● Exercise:
The lines from the top of the material below through the line containing "YAxis, CartesianGrid, ReferenceArea" are to be printed exactly, with pictures omitted.

● Provided data:
________________________________________

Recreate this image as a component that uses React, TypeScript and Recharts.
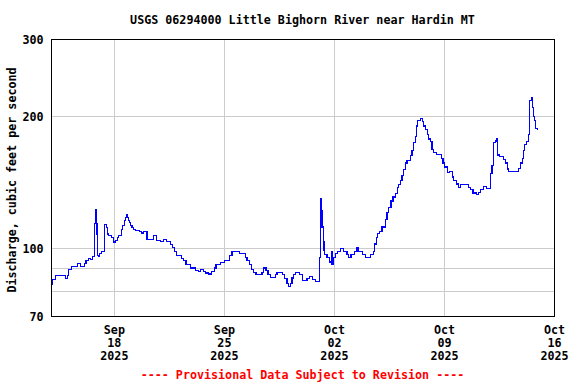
import React from 'react';
import { LineChart, Line, XAxis, YAxis, CartesianGrid, ReferenceArea } from 'recharts';

// days since 2025-09-14 00:00
const dayOffsets = [
  0.01, 0.08, 0.24, 0.87, 1.03, 1.09, 1.25, 1.67, 1.87, 2.10, 2.19, 2.36, 2.46, 2.59, 2.74, 2.80, 2.85, 2.89, 2.94, 2.99,
  3.06, 3.16, 3.37, 3.48, 3.55, 3.63, 3.84, 3.95, 4.05, 4.18, 4.26, 4.44, 4.52, 4.63, 4.69, 4.76, 4.84, 4.90, 4.97, 5.05,
  5.12, 5.22, 5.33, 5.58, 5.71, 5.84, 6.07, 6.49, 6.66, 6.92, 7.11, 7.30, 7.56, 7.68, 7.81, 7.94, 8.26, 8.40, 8.56, 8.83,
  9.15, 9.34, 9.47, 9.68, 9.78, 9.97, 10.17, 10.38, 10.46, 10.74, 11.01, 11.31, 11.48, 11.59, 11.95, 12.33, 12.44, 12.58, 12.71, 12.86,
  13.01, 13.39, 13.49, 13.65, 13.77, 13.92, 14.24, 14.35, 14.70, 14.83, 14.98, 15.09, 15.19, 15.30, 15.40, 15.51, 15.77, 15.98, 16.26, 16.40,
  16.61, 16.79, 17.06, 17.10, 17.17, 17.21, 17.28, 17.33, 17.36, 17.53, 17.70, 17.79, 17.85, 17.95, 18.06, 18.21, 18.38, 18.59, 18.80, 18.91,
  19.06, 19.27, 19.44, 19.54, 19.76, 19.97, 20.29, 20.46, 20.56, 20.67, 20.75, 20.88, 21.03, 21.24, 21.35, 21.45, 21.60, 21.73, 21.88, 21.99,
  22.09, 22.20, 22.30, 22.41, 22.51, 22.62, 22.83, 22.94, 23.04, 23.15, 23.21, 23.30, 23.47, 23.58, 23.68, 23.79, 23.90, 24.00, 24.11, 24.21,
  24.32, 24.49, 24.79, 24.91, 25.02, 25.17, 25.32, 25.49, 25.59, 25.74, 25.87, 26.02, 26.54, 26.65, 26.82, 27.03, 27.18, 27.29, 27.46, 27.67,
  27.93, 28.03, 28.10, 28.24, 28.31, 28.39, 28.52, 28.77, 28.88, 28.99, 29.09, 29.73, 29.84, 29.94, 30.01, 30.09, 30.22, 30.33, 30.39, 30.43,
  30.52, 30.58, 30.64, 30.73, 30.81, 30.94,
];

// discharge, cubic feet per second
const discharge = [
  83, 85, 87, 85.5, 87, 89.5, 91, 92.5, 91, 92.5, 94, 95, 94.5, 96, 114, 122.5, 114, 108, 96.5, 96,
  97.5, 98.3, 113.5, 111.7, 108, 107.2, 105.8, 103.5, 104.5, 105.8, 107.2, 110.5, 113, 116, 118, 119.6, 118, 116, 114.5, 113,
  111.7, 110.5, 109.8, 109.2, 108.5, 109.5, 105, 107, 104.5, 104, 105, 104, 102.2, 100.6, 98.3, 96.5, 95, 93.8, 92, 90.3,
  89, 88.5, 89.5, 88.5, 88, 87.5, 88.5, 90.3, 92, 93, 93.8, 96.6, 98.4, 98.7, 97.4, 95.5, 93.8, 91.8, 89.7, 88.3,
  87.3, 88.3, 90.3, 89.3, 87.3, 86, 87.3, 88.3, 87.3, 85.3, 83.4, 81.9, 83.4, 85.7, 87.3, 88.3, 87.3, 84.5, 85.5, 86.3,
  85, 84, 95.5, 130, 122, 112, 104, 99, 97, 95.5, 93.2, 98.6, 91.8, 95.5, 97.3, 98.6, 100, 98.6, 97, 95.5,
  97, 98.6, 100.3, 98.6, 97, 95.5, 97, 98.6, 102.4, 106, 108.2, 109.6, 112, 116.3, 121, 124.2, 128.4, 131.2, 133.5, 138,
  140, 143, 147, 151.4, 156.8, 158.8, 162.9, 167.6, 174.7, 180.5, 190.5, 195.8, 198, 194.6, 190.5, 186.8, 182, 177.9, 175.4, 168.5,
  165.8, 164.2, 160.7, 156.8, 153.5, 149, 150, 145.7, 143.3, 140.4, 138, 140, 138, 136.3, 134, 133, 134.4, 136.7, 138.7, 137,
  148.6, 155, 174.7, 176, 178.5, 163.5, 162.3, 160, 156.8, 152, 150, 152.5, 156.8, 160.7, 167.6, 172.6, 175.4, 182, 202.4, 218,
  221.6, 210, 200, 195.8, 188, 186,
];

const xTickDays = [4, 11, 18, 25, 32];
const xTickMonths = ['Sep', 'Sep', 'Oct', 'Oct', 'Oct'];
const xTickDates = ['18', '25', '02', '09', '16'];
const xTickYears = ['2025', '2025', '2025', '2025', '2025'];

const yTicks = [70, 80, 90, 100, 200, 300];
const yLabeled = [70, 100, 200, 300];

const chartTitle = 'USGS 06294000 Little Bighorn River near Hardin MT';
const yTitle = 'Discharge, cubic feet per second';
const footer = '---- Provisional Data Subject to Revision ----';

const data = dayOffsets.map((t, i) => ({ t, q: discharge[i] }));

const FONT = '"DejaVu Sans Mono", "Liberation Mono", monospace';
const FS = 11.7;

const XTick = (props: any) => {
  const { x, payload } = props;
  const i = xTickDays.indexOf(payload.value);
  if (i < 0) return null;
  return (
    <g>
      <text x={x} y={334} textAnchor="middle" fontFamily={FONT} fontWeight="bold" fontSize={FS} fill="#000">{xTickMonths[i]}</text>
      <text x={x} y={347} textAnchor="middle" fontFamily={FONT} fontWeight="bold" fontSize={FS} fill="#000">{xTickDates[i]}</text>
      <text x={x} y={360} textAnchor="middle" fontFamily={FONT} fontWeight="bold" fontSize={FS} fill="#000">{xTickYears[i]}</text>
    </g>
  );
};

export default function App() {
  return (
    <div style={{ position: 'absolute', left: 0, top: 0, width: 576, height: 384, background: '#fff' }}>
      <LineChart
        width={576}
        height={384}
        data={data}
        margin={{ top: 39.5, right: 21.5, bottom: 17.5, left: 0 }}
      >
        <CartesianGrid stroke="#cccccc" strokeWidth={1} shapeRendering="crispEdges" />
        <XAxis
          dataKey="t"
          type="number"
          domain={[0, 32]}
          ticks={xTickDays}
          interval={0}
          axisLine={false}
          tickLine={false}
          height={50}
          tick={<XTick />}
          allowDataOverflow
        />
        <YAxis
          scale="log"
          type="number"
          domain={[70, 300]}
          ticks={yTicks}
          interval={0}
          allowDataOverflow
          axisLine={false}
          tickLine={false}
          tickSize={6}
          tickMargin={2}
          width={51.5}
          tickFormatter={(v: number) => (yLabeled.includes(v) ? String(v) : '')}
          tick={{ fontFamily: FONT, fontWeight: 'bold', fontSize: FS, fill: '#000' }}
        />
        <Line
          type="stepAfter"
          dataKey="q"
          stroke="#0000ff"
          strokeWidth={1.2}
          shapeRendering="crispEdges"
          dot={false}
          activeDot={false}
          isAnimationActive={false}
        />
        <ReferenceArea x1={0} x2={32} y1={70} y2={300} fill="none" stroke="#000" strokeWidth={1.2} shapeRendering="crispEdges" ifOverflow="visible" />
      </LineChart>
      <svg width={576} height={384} style={{ position: 'absolute', left: 0, top: 0, pointerEvents: 'none' }}>
        <text x={302.5} y={24} textAnchor="middle" fontFamily={FONT} fontWeight="bold" fontSize={FS} fill="#000">{chartTitle}</text>
        <text x={16} y={180} transform="rotate(-90 16 180)" textAnchor="middle" fontFamily={FONT} fontWeight="bold" fontSize={FS} fill="#000">{yTitle}</text>
        <text x={302.5} y={378.5} textAnchor="middle" fontFamily={FONT} fontWeight="bold" fontSize={FS} fill="#ff0000">{footer}</text>
      </svg>
    </div>
  );
}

________________________________________

● Response for this exercise:
Recreate this image as a component that uses React, TypeScript and Recharts.
import React from 'react';
import { LineChart, Line, XAxis, YAxis, CartesianGrid, ReferenceArea } from 'recharts';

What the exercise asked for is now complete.